Expressing $\sqrt{2}$ as closed form expression based on recurrence.

Question

Knowing that $\sqrt{2}$ can be calculated using this recursive formula with $a_0 = 1$: $$a_{n+1} = \frac{a_n}{2} + \frac{1}{a_n}$$How do i find a closed form expression that satisfies the above recurrence relation?
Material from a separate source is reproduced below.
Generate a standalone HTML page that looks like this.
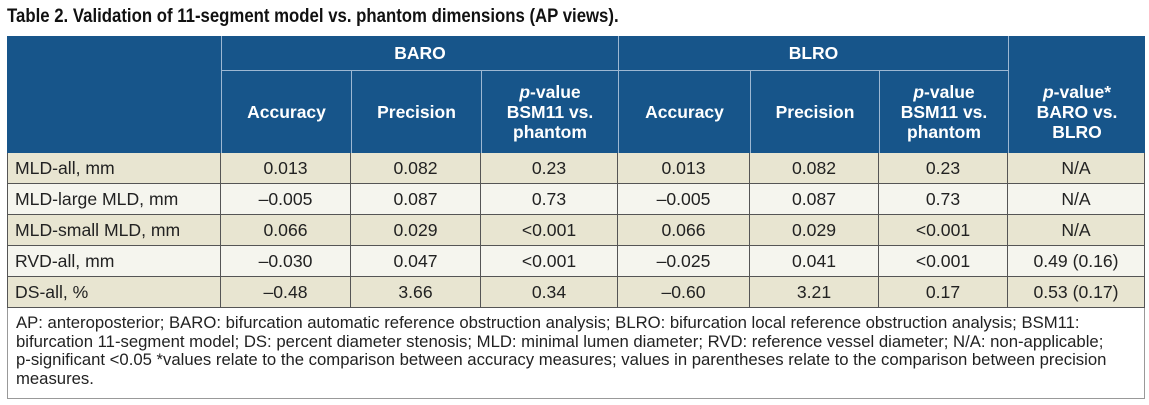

What i mean is, finding a sequence that depends on $n$ and is based on this recurrence relation.

Answer 1

It is possible to work out a closed form expression for the recurrence relation you have: $$a_{n+1} = \frac{a_n}{2} + \frac{1}{a_n}$$ In particular, if you impose the initial condition $a_0 = 1$, one has

$$a_n = \sqrt{2}\frac{(1+\sqrt{2})^{2^n} + (1-\sqrt{2})^{2^n}}{ (1+\sqrt{2})^{2^n} - (1-\sqrt{2})^{2^n}} = \frac{ \sum\limits_{r=0}^{2^{n-1}}\binom{2^n}{2r}2^r }{ \sum\limits_{r=0}^{2^{n-1}-1}\binom{2^n}{2r+1}2^r } \quad\text{ for } n > 0 $$

The key is construct an auxiliary sequence $b_n = \frac{a_n - \sqrt{2}}{a_n + \sqrt{2}}$ and show that it satisfies a much simpler recurrence relation $b_{n+1} = b_n^2$. The actual derivation of above closed form of $a_n$ will be left as an exercise.

Answer 2

There is no need to find an expression for $a_n$ in terms of $n$. The usual argument is:

• $(a_n)$ converges. This is the hard part.

• If $L=\lim a_n$, then $L^2=2$. This is easy.